● **What this task involves**
Starting at the first line of the listing below, retype each line up to and including the one that contains "XAxis, YAxis, ReferenceLine". Leave pictures out.

● **Available data**

▶

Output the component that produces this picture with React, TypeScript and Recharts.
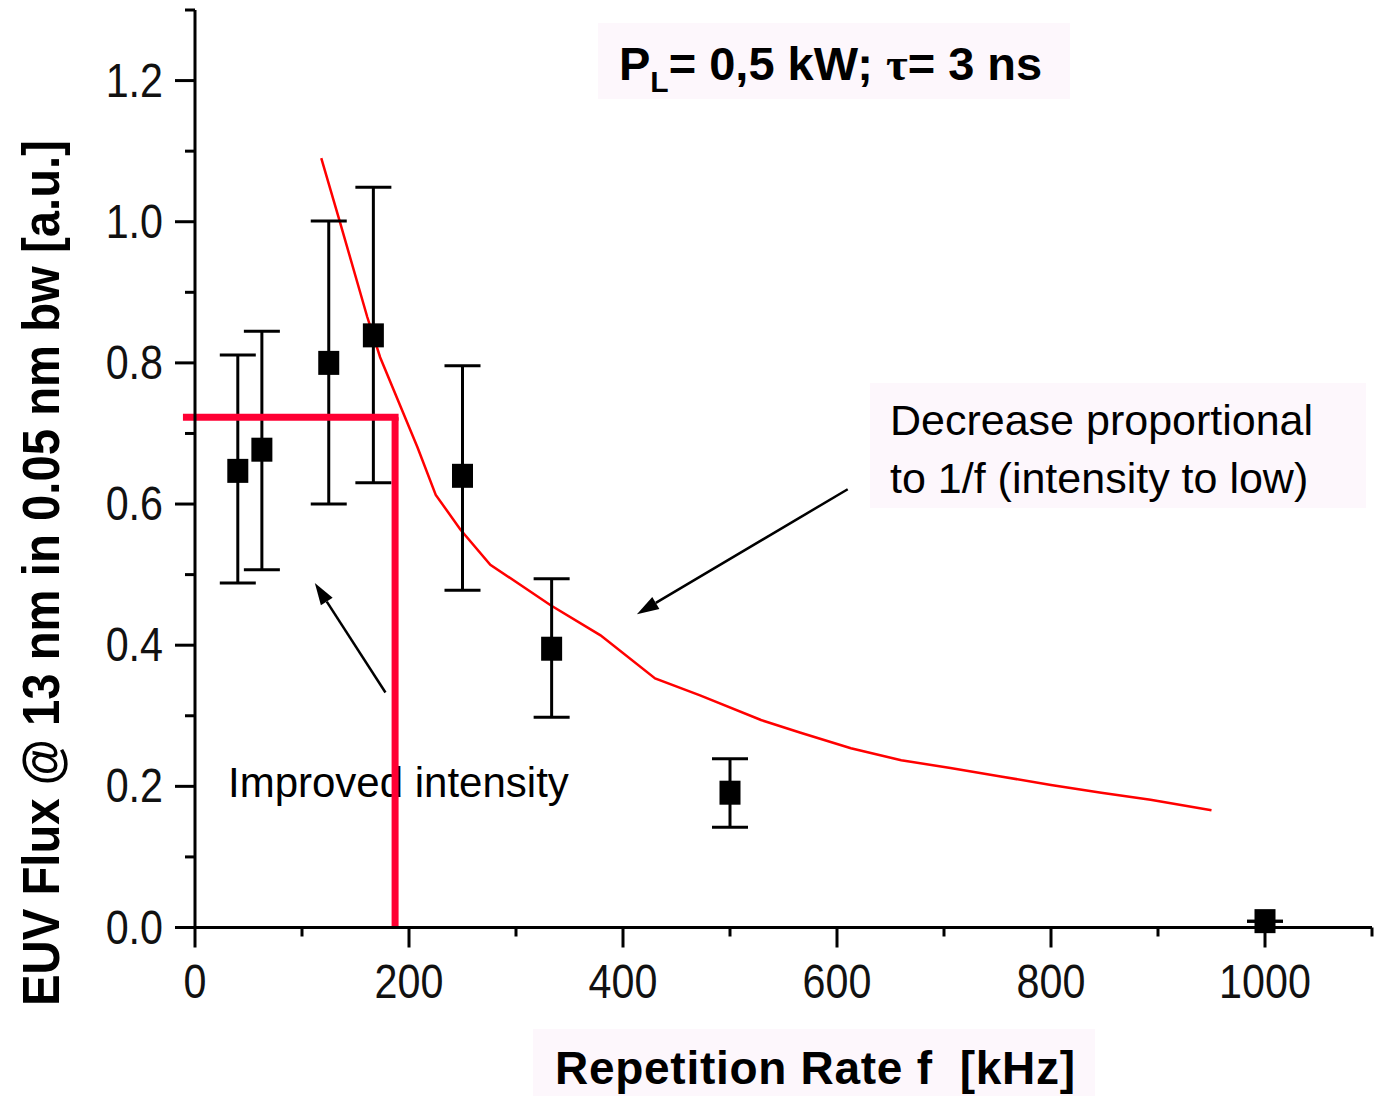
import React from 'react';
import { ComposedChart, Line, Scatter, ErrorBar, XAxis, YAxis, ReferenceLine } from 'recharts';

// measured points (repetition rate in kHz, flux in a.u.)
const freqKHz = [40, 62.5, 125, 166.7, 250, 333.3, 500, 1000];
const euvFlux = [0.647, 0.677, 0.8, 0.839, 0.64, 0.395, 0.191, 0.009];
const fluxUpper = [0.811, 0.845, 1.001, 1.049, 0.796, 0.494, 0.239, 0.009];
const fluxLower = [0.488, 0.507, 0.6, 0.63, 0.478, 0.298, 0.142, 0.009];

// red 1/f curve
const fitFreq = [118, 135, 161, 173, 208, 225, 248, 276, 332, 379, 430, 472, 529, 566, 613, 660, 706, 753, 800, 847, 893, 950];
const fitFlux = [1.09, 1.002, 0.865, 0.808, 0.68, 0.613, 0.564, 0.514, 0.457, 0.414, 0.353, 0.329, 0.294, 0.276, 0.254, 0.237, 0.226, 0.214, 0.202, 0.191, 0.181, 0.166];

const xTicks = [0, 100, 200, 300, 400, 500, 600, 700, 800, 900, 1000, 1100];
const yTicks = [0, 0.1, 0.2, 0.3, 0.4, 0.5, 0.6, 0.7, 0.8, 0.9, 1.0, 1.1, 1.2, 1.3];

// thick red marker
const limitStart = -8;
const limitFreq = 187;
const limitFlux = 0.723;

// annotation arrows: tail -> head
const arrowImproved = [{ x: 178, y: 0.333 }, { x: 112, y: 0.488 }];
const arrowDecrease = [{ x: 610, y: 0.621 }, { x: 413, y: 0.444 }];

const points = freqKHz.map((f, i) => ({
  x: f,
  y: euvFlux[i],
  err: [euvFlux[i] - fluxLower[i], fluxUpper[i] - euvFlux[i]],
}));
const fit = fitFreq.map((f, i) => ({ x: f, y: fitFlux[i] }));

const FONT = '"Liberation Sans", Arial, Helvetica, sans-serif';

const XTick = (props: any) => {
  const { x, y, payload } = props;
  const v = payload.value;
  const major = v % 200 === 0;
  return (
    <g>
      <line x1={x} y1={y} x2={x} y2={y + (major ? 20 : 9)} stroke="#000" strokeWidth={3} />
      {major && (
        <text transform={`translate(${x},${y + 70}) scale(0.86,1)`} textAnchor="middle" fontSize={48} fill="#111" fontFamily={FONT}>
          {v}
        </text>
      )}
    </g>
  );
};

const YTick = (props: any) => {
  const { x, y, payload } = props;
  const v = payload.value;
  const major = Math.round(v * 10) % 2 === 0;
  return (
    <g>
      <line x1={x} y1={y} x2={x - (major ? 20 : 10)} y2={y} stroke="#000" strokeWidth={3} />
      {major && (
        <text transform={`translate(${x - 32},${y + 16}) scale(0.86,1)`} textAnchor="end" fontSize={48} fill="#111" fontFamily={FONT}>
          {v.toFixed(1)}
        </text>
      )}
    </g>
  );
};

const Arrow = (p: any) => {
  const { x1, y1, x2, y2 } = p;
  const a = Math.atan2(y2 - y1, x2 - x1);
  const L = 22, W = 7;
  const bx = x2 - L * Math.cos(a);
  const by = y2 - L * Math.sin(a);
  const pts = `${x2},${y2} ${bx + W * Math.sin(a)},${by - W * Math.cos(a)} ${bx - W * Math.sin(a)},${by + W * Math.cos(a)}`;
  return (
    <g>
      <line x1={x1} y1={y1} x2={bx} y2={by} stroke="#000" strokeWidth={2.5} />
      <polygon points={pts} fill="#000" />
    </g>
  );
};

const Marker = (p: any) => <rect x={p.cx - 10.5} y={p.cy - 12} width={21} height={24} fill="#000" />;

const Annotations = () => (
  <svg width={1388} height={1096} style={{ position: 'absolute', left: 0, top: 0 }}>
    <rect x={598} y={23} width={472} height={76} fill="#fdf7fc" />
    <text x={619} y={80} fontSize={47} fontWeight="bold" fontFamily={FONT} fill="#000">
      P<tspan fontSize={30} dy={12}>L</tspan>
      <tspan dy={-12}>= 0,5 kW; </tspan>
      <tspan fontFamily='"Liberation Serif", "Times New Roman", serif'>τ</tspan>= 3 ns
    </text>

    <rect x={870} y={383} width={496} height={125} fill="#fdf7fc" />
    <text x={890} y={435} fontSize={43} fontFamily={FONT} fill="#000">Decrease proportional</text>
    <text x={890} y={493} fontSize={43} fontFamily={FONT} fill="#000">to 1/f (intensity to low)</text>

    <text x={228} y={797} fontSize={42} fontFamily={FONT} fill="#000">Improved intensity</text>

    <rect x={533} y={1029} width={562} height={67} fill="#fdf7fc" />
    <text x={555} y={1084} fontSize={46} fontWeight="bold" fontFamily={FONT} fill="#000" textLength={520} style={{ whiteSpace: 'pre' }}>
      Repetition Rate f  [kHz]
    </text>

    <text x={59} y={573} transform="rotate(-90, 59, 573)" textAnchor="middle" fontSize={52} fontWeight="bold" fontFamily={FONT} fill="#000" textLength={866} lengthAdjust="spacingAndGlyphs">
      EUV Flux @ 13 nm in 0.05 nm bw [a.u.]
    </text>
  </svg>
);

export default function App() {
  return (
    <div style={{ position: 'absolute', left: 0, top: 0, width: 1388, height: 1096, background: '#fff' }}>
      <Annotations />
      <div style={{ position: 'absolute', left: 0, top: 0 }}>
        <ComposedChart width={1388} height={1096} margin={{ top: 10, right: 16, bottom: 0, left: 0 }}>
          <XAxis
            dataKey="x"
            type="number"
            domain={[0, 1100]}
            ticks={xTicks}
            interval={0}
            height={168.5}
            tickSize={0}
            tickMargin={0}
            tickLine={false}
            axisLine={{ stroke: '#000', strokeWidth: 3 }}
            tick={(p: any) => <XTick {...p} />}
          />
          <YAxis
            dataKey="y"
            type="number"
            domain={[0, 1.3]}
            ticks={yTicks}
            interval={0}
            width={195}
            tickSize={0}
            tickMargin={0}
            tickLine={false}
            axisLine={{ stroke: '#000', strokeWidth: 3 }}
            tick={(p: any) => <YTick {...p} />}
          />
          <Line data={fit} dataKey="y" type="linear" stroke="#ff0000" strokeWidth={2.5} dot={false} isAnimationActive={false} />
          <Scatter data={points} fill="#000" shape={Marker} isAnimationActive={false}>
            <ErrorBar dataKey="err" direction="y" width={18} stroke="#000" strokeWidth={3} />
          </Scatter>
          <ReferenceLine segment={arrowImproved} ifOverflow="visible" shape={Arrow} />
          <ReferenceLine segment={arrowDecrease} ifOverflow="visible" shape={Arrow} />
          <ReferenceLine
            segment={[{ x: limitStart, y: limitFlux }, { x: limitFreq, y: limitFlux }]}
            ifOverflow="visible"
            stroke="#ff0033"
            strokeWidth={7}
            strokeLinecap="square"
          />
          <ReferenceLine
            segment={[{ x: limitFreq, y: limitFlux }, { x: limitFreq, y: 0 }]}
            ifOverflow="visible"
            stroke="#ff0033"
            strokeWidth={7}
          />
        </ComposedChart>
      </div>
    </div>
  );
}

◀

● **Solution for this task**
Output the component that produces this picture with React, TypeScript and Recharts.
import React from 'react';
import { ComposedChart, Line, Scatter, ErrorBar, XAxis, YAxis, ReferenceLine } from 'recharts';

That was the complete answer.